As Carolyn Buehl began to pack up her classroom at Chautauqua Elementary School last week, organizing art supplies and wrapping delicate monkey masks to send home with students, she pulled out an old photo album. Inside the album was photo after photo of colorful student art, many of it held by grinning young artists.
“Some of the kids in there just graduated from VHS,” Buehl said with a smile.
Several of the projects in the photos — animals, insects and planets — complemented what the students were learning in their classrooms at the time, while others mimicked artists the kids studied in Buehl’s class, such as Georgia O’Keefe or Andy Warhol. And for some projects, Buehl, a spunky and energetic older woman, simply played music and asked children to draw what the sounds made them think of.
“If you have an artistic vision, she lets you pursue it instead of telling you what to do,” said Cyrus Sweet, a fifth-grader. “I think that’s why kids behave better in her class.”
This year Chautauqua said goodbye to Buehl, who, after more than 20 years teaching art at the school district, has become known as a beloved mentor, a creative teacher and a talented artist in her own right. A group hug that energetic fifth-graders gave Buehl last week on one of the last school days epitomizes how class after class of elementary school students have grown to adore her.
“She has a very fanciful, energetic and yet disciplined approach of bringing artistic expression into kids’ lives,” said Pam McMahn, who heads the Vashon Artists in the Schools Program and whose own children had Buehl as a teacher. “She’s not afraid to experiment with nontraditional ways of opening kids’ eyes to the beauty of visual art.”
Gail Labinski, who used to teach art at Chautauqua as well and is now a reading specialist, says she’s seen countless children come alive in Buehl’s classroom. Buehl creates an environment where students can be creative within certain parameters, Labinski said, and where they learn that there are no mistakes in art.
“Add a whacky nature and a great storyteller, and she’s an experience,” Labinski said. “And it’s one you can’t replicate.”
Patricia Toovey, an artist who has volunteered in Buehl’s classroom as part of the Vashon Artists in the Schools program, agreed. Recalling the time Buehl created the frame of a nearly life-size orca and let children decorate the outside, Toovey said Buehl has a way of “making the bones and hanging the creative expression on that.”
“I’ve seen kids that are not maybe prosperous in other aspects of their schooling that thrive in that environment,” Toovey said.
Struggling in school is a story that’s all too familiar to Buehl. She herself is dyslexic.
Unlike her own students, Buehl grew up in a time when not much was known about dyslexia, and children who suffered from it didn’t get the help they needed in school.

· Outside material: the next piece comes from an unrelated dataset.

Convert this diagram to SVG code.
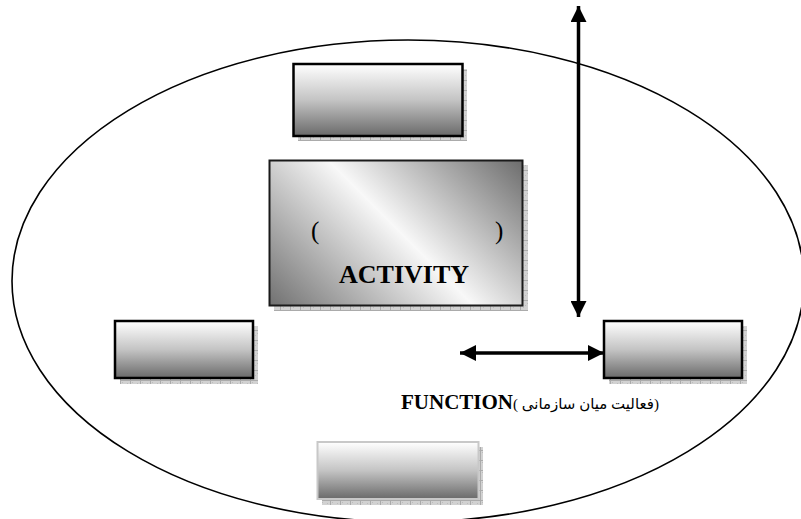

“I had teachers tell me I was so stupid I would never succeed at anything,” Buehl recalled. “They had me standing in corners and all kinds of stuff.”
But art class was where Buehl thrived, and to this day she credits an art teacher she had in fifth and sixth grade with turning her life around.
“(She) kept me alive. … She provided a venue for me to show my abilities, and I never had that before,” Buehl said. “Art is such a good tool for self-esteem.”
Eventually Buehl graduated high school with a C average and went on to earn a bachelor’s degree in art education as well as a master’s degree in drawing.
In the late 1980s, as an artist who taught summer camps for Vashon Allied Arts, Buehl approached the superintendent of the Vashon Island School District, which at the time did not have a dedicated elementary art teacher.
“All my life I had been one of the those kids on the margin, and art spoke to me. I said, ‘I want to know who is speaking for those children.’ I said, ‘Hire me, and I’ll push a cart.’”
Buehl did push a cart at first, and eventually got her own classroom. Early on in her career she helped spearhead the Vashon Artists in the Schools program, and she has continued to take art classes in her spare time.
“I always say you can’t feed others unless you’re feeding yourself,” she said.
Over the years, Buehl said, she has seen herself in children who struggle in other subjects but thrive with a paintbrush in their hands.
“I make sure I check on them, and I make sure sometimes that they know my story, because it’s huge for them,” she said.
Retirement is bittersweet for Buehl. She’ll miss teaching dearly, she said, but is looking forward to spending time with her husband and focusing on her own art, which has ranged from drawings of anthropomorphic animals to more expressionistic paintings and prints.
While colleagues, parents and students all laud the retiring teacher, she is quick to ward off their praises, saying instead she’s been blessed to be able to teach. Last week at a retirement party, teachers presented Buehl with a Native American blanket and thanked her for what she’s done at Chautauqua, and Buehl, tearful at times, simply returned their remarks.
“I have so much respect for all of you and the work you do with children,” she said.
Even in the classroom, Buehl says it’s her students who have inspired her.
Last year she decided to make felt hats with the children, a huge undertaking. When the the project was finally complete, Beuhl said each hat looked just like the student who made it.
“Each child has so much creativity. What is important is you just have to fan their flame,” Buehl said. “What am I going to do now? I’m going to fan my own flame.”